Em relatório divulgado em novembro, a IEA (Agência Internacional de Energia, na sigla em inglês) projeta que, com o “net zero”, a alta média da temperatura atinge perto de 1,65ºC em 2025 e cai para baixo de 1,5°C em 2100. O relatório mostra outras duas perspectivas. No CPS [Cenário de Políticas Atuais], que considera as políticas de redução de emissão, considerando que elas serão cumpridas – a perspectiva é um pouco melhor, com alta que atinge 2,5ºC em 2100.
“Caso seja comprovado o petróleo, não explorar seria ato de heroísmo sem sentido”, diz Francisco Faria.
A demanda por petróleo e gás natural depende dessa evolução, observa Borges. Análises da IEA e da petroleira BP mostram que a demanda em 2050 no cenário net zero seria entre 25 milhões a 35 milhões de barris ao dia, o que seria atendido pela oferta projetada para o período. Mas nos cenários do CPS ou do STEPS, mais factíveis, diz, a demanda deverá ser maior e não será atendida pela oferta atual, que está em declínio, mesmo considerando investimentos e projetos já aprovados. O descompasso entre oferta e demanda deve ficar entre 40 milhões a 50 milhões de barris/dia em 2050, aponta.

O economista lembra que as estimativas atuais são de que o mundo tenha reservas de petróleo equivalentes a cerca de 1 trilhão de barris. Mas nem todas são viáveis economicamente, porque depende do breakeven, ponto de equilíbrio em que as receitas de um negócio cobrem as despesas.
Borges defende que a exploração da margem torna necessário iniciar desde já o debate sobre uso dos recursos pelo setor público. Borges defende que esses recursos sejam destinados, ao menos nos próximos dez anos, para gerar resultado primário e reduzir o endividamento da União. Ele defende também a mudança do arcabouço institucional sobre o uso de recursos oriundos da exploração de petróleo e gás natural alcançando não só União, como Estados e municípios.
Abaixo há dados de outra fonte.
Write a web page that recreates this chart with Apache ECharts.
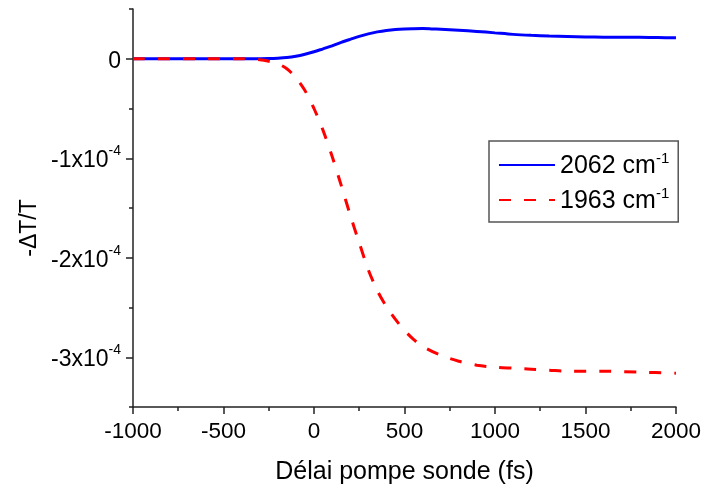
<!DOCTYPE html>
<html>
<head>
<meta charset="utf-8">
<script src="https://cdn.jsdelivr.net/npm/echarts@6/dist/echarts.min.js"></script>
<style>
  html, body { margin: 0; padding: 0; background: #fff; }
  #chart { width: 704px; height: 490px; }
</style>
</head>
<body>
<div id="chart"></div>
<script>
// Pump-probe transient transmission, values in units of 1e-4
const wavenumbers = ['2062', '1963'];

const delay2062 = [-1000, -800, -600, -400, -250, -200, -150, -100, -50, 0, 50, 100, 150, 200, 250, 300, 350, 400, 450, 500, 550, 600, 650, 700, 800, 900, 1000, 1100, 1200, 1300, 1400, 1500, 1600, 1700, 1800, 1900, 2000];
const signal2062 = [0, 0, 0, 0, 0.003, 0.006, 0.012, 0.025, 0.045, 0.07, 0.10, 0.13, 0.165, 0.195, 0.225, 0.25, 0.27, 0.285, 0.295, 0.30, 0.302, 0.303, 0.300, 0.296, 0.287, 0.275, 0.26, 0.245, 0.235, 0.228, 0.223, 0.219, 0.217, 0.216, 0.215, 0.213, 0.21];

const delay1963 = [-1000, -600, -400, -300, -250, -200, -150, -100, -50, 0, 50, 100, 150, 200, 250, 300, 350, 400, 450, 500, 550, 600, 700, 800, 900, 1000, 1100, 1200, 1300, 1400, 1600, 1800, 2000];
const signal1963 = [0, 0, 0, -0.01, -0.025, -0.05, -0.10, -0.19, -0.32, -0.50, -0.72, -0.98, -1.27, -1.57, -1.85, -2.12, -2.33, -2.49, -2.62, -2.73, -2.82, -2.89, -2.98, -3.04, -3.08, -3.10, -3.11, -3.12, -3.13, -3.14, -3.14, -3.15, -3.16];

const xMajorTicks = [-1000, -500, 0, 500, 1000, 1500, 2000];
const yMajorTicks = [0, -1, -2, -3];

const FONT = '"Liberation Sans", Arial, sans-serif';
const AXIS_COLOR = '#222';

function pairs(xs, ys) { return xs.map((x, i) => [x, ys[i]]); }

const chart = echarts.init(document.getElementById('chart'), null, { renderer: 'canvas' });

const baseX = {
  type: 'value', min: -1000, max: 2000, position: 'bottom',
  splitLine: { show: false }
};
const baseY = {
  type: 'value', min: -3.5, max: 0.5, position: 'left',
  splitLine: { show: false }
};

chart.setOption({
  animation: false,
  backgroundColor: '#fff',
  grid: { left: 133, right: 25, top: 9, bottom: 81, containLabel: false },
  xAxis: [
    Object.assign({}, baseX, {
      interval: 250,
      axisLine: { show: true, onZero: false, lineStyle: { color: AXIS_COLOR, width: 1.5 } },
      axisTick: { show: true, length: 4, lineStyle: { color: AXIS_COLOR, width: 1.5 } },
      axisLabel: {
        customValues: xMajorTicks, margin: 13,
        formatter: v => String(v),
        fontFamily: FONT, fontSize: 22.5, color: '#000'
      },
      name: 'Délai pompe sonde (fs)', nameLocation: 'middle', nameGap: 53,
      nameTextStyle: { fontFamily: FONT, fontSize: 25, color: '#000' }
    }),
    Object.assign({}, baseX, {
      axisLine: { show: false, onZero: false },
      axisTick: { show: true, customValues: xMajorTicks, length: 7, lineStyle: { color: AXIS_COLOR, width: 1.5 } },
      axisLabel: { show: false }
    })
  ],
  yAxis: [
    Object.assign({}, baseY, {
      interval: 0.5,
      axisLine: { show: true, onZero: false, lineStyle: { color: AXIS_COLOR, width: 1.5 } },
      axisTick: { show: true, length: 4, lineStyle: { color: AXIS_COLOR, width: 1.5 } },
      axisLabel: {
        customValues: yMajorTicks, margin: 12, color: '#000',
        formatter: v => v === 0 ? '{b|0}' : '{b|' + Math.round(v) + 'x10}{s|-4}',
        rich: {
          b: { fontFamily: FONT, fontSize: 23, color: '#000', verticalAlign: 'bottom', lineHeight: 28 },
          s: { fontFamily: FONT, fontSize: 14, color: '#000', verticalAlign: 'top', lineHeight: 14 }
        }
      }
    }),
    Object.assign({}, baseY, {
      axisLine: { show: false, onZero: false },
      axisTick: { show: true, customValues: yMajorTicks, length: 7, lineStyle: { color: AXIS_COLOR, width: 1.5 } },
      axisLabel: { show: false }
    })
  ],
  legend: {
    orient: 'vertical',
    left: 489, top: 141,
    padding: [10, 9, 8, 9],
    itemGap: 7,
    itemWidth: 56, itemHeight: 14,
    backgroundColor: '#fff',
    borderColor: '#555', borderWidth: 1.5, borderRadius: 0,
    data: wavenumbers,
    itemStyle: { opacity: 0 },
    formatter: name => '{a|' + name + ' cm}{s|-1}',
    textStyle: {
      rich: {
        a: { fontFamily: FONT, fontSize: 25, color: '#000', verticalAlign: 'bottom', lineHeight: 28 },
        s: { fontFamily: FONT, fontSize: 15, color: '#000', verticalAlign: 'top', lineHeight: 15 }
      }
    }
  },
  graphic: [{
    type: 'text', x: 30, y: 228, rotation: Math.PI / 2,
    style: { text: '-ΔT/T', font: '23px ' + FONT, fill: '#000', align: 'center', verticalAlign: 'middle' }
  }],
  series: [
    {
      name: wavenumbers[0], type: 'line', xAxisIndex: 0, yAxisIndex: 0,
      data: pairs(delay2062, signal2062), smooth: 0.3,
      showSymbol: false, symbol: 'none',
      lineStyle: { color: '#0000ff', width: 3 },
      itemStyle: { color: '#0000ff' }
    },
    {
      name: wavenumbers[1], type: 'line', xAxisIndex: 0, yAxisIndex: 0,
      data: pairs(delay1963, signal1963), smooth: 0.3,
      showSymbol: false, symbol: 'none',
      lineStyle: { color: '#ff0000', width: 3, type: [12, 13] },
      itemStyle: { color: '#ff0000' }
    }
  ]
});
</script>
</body>
</html>
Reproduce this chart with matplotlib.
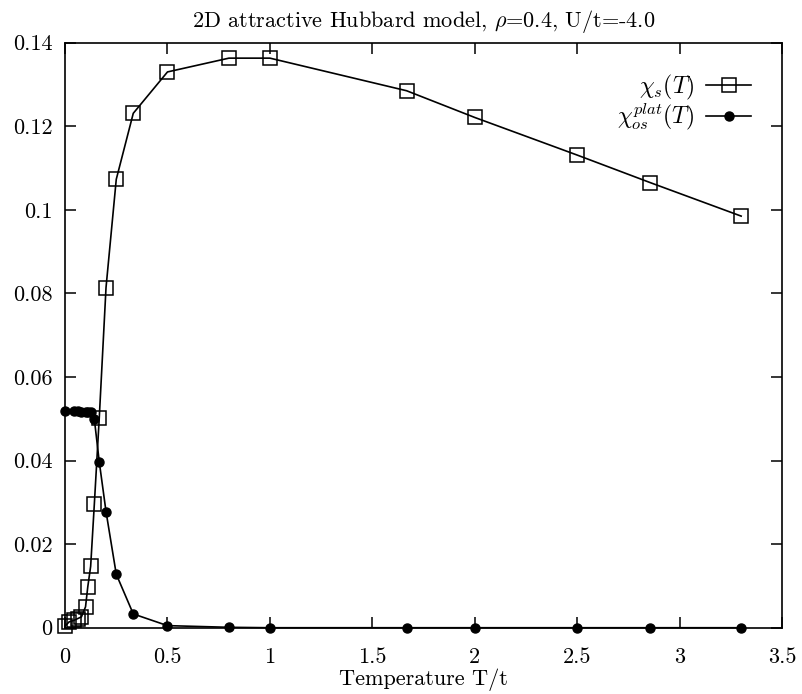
import matplotlib
matplotlib.use('Agg')
from matplotlib import pyplot as plt
from matplotlib.ticker import MultipleLocator, FuncFormatter

plt.rcParams['font.family'] = ['cmr10', 'DejaVu Serif']
plt.rcParams['mathtext.fontset'] = 'cm'
plt.rcParams['axes.unicode_minus'] = False
plt.rcParams['axes.formatter.use_mathtext'] = True

# spin susceptibility chi_s(T)
temp_s = [0.0, 0.02, 0.045, 0.0625, 0.08, 0.1, 0.111, 0.125, 0.143, 0.167,
          0.2, 0.25, 0.333, 0.5, 0.8, 1.0, 1.667, 2.0, 2.5, 2.857, 3.3]
chi_s = [0.0004, 0.0014, 0.0018, 0.0022, 0.0026, 0.005, 0.0098, 0.0147,
         0.0296, 0.0502, 0.0814, 0.1073, 0.1231, 0.1330, 0.1363, 0.1363,
         0.1285, 0.1221, 0.1131, 0.1065, 0.0985]

# on-site pair plateau chi_os^plat(T)
temp_os = [0.0, 0.045, 0.0625, 0.08, 0.1, 0.111, 0.125, 0.143, 0.167, 0.2,
           0.25, 0.333, 0.5, 0.8, 1.0, 1.667, 2.0, 2.5, 2.857, 3.3]
chi_os = [0.0519, 0.0518, 0.0518, 0.0517, 0.0517, 0.0516, 0.0516, 0.0499,
          0.0397, 0.0278, 0.0128, 0.0033, 0.0005, 0.0001, 0.0, 0.0, 0.0,
          0.0, 0.0, 0.0]

fig = plt.figure(figsize=(8.03, 6.94), dpi=100)
ax = fig.add_axes([0.081, 0.0955, 0.893, 0.843])

ax.plot(temp_s, chi_s, color='black', lw=1.2, marker='s', ms=9.5,
        mfc='none', mec='black', mew=1.1, clip_on=False,
        label=r'$\chi_s(T)$')
ax.plot(temp_os, chi_os, color='black', lw=1.2, marker='o', ms=6.5,
        mfc='black', mec='black', clip_on=False,
        label=r'$\chi_{os}^{plat}(T)$')

ax.set_xlim(0, 3.5)
ax.set_ylim(0, 0.14)
ax.xaxis.set_major_locator(MultipleLocator(0.5))
ax.yaxis.set_major_locator(MultipleLocator(0.02))
fmt = FuncFormatter(lambda v, p: '%g' % round(v, 4))
ax.xaxis.set_major_formatter(fmt)
ax.yaxis.set_major_formatter(fmt)
ax.tick_params(direction='in', top=True, right=True, length=8, width=1.1,
               labelsize=16, pad=9)
ax.tick_params(axis='x', pad=14)
for s in ax.spines.values():
    s.set_linewidth(1.2)

ax.set_title(r'2D attractive Hubbard model, $\rho$=0.4, U/t=-4.0',
             fontsize=16, pad=11)
ax.set_xlabel('Temperature T/t', fontsize=16, labelpad=1)

ax.legend(loc='upper right', bbox_to_anchor=(0.97, 0.965), frameon=False,
          markerfirst=False, fontsize=17, handlelength=1.9,
          labelspacing=0.0, borderaxespad=0.0, handletextpad=0.5)

fig.savefig('out.png', dpi=100)
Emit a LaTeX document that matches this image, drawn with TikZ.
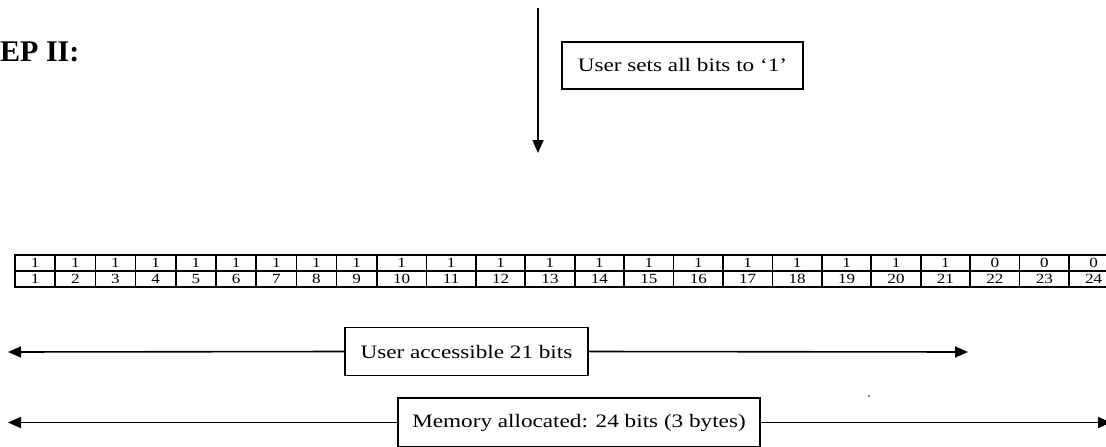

“Estudos acadêmicos mostram que muitas vezes esses recursos de royalties, que são finitos, são usados para financiar despesa permanente, como de pessoal. É preciso, diz, evitar a maldição dos recursos naturais, pela qual a descoberta de jazidas de petróleo e outros minérios levem a uma deterioração fiscal porque “já se começa a gastar por conta”.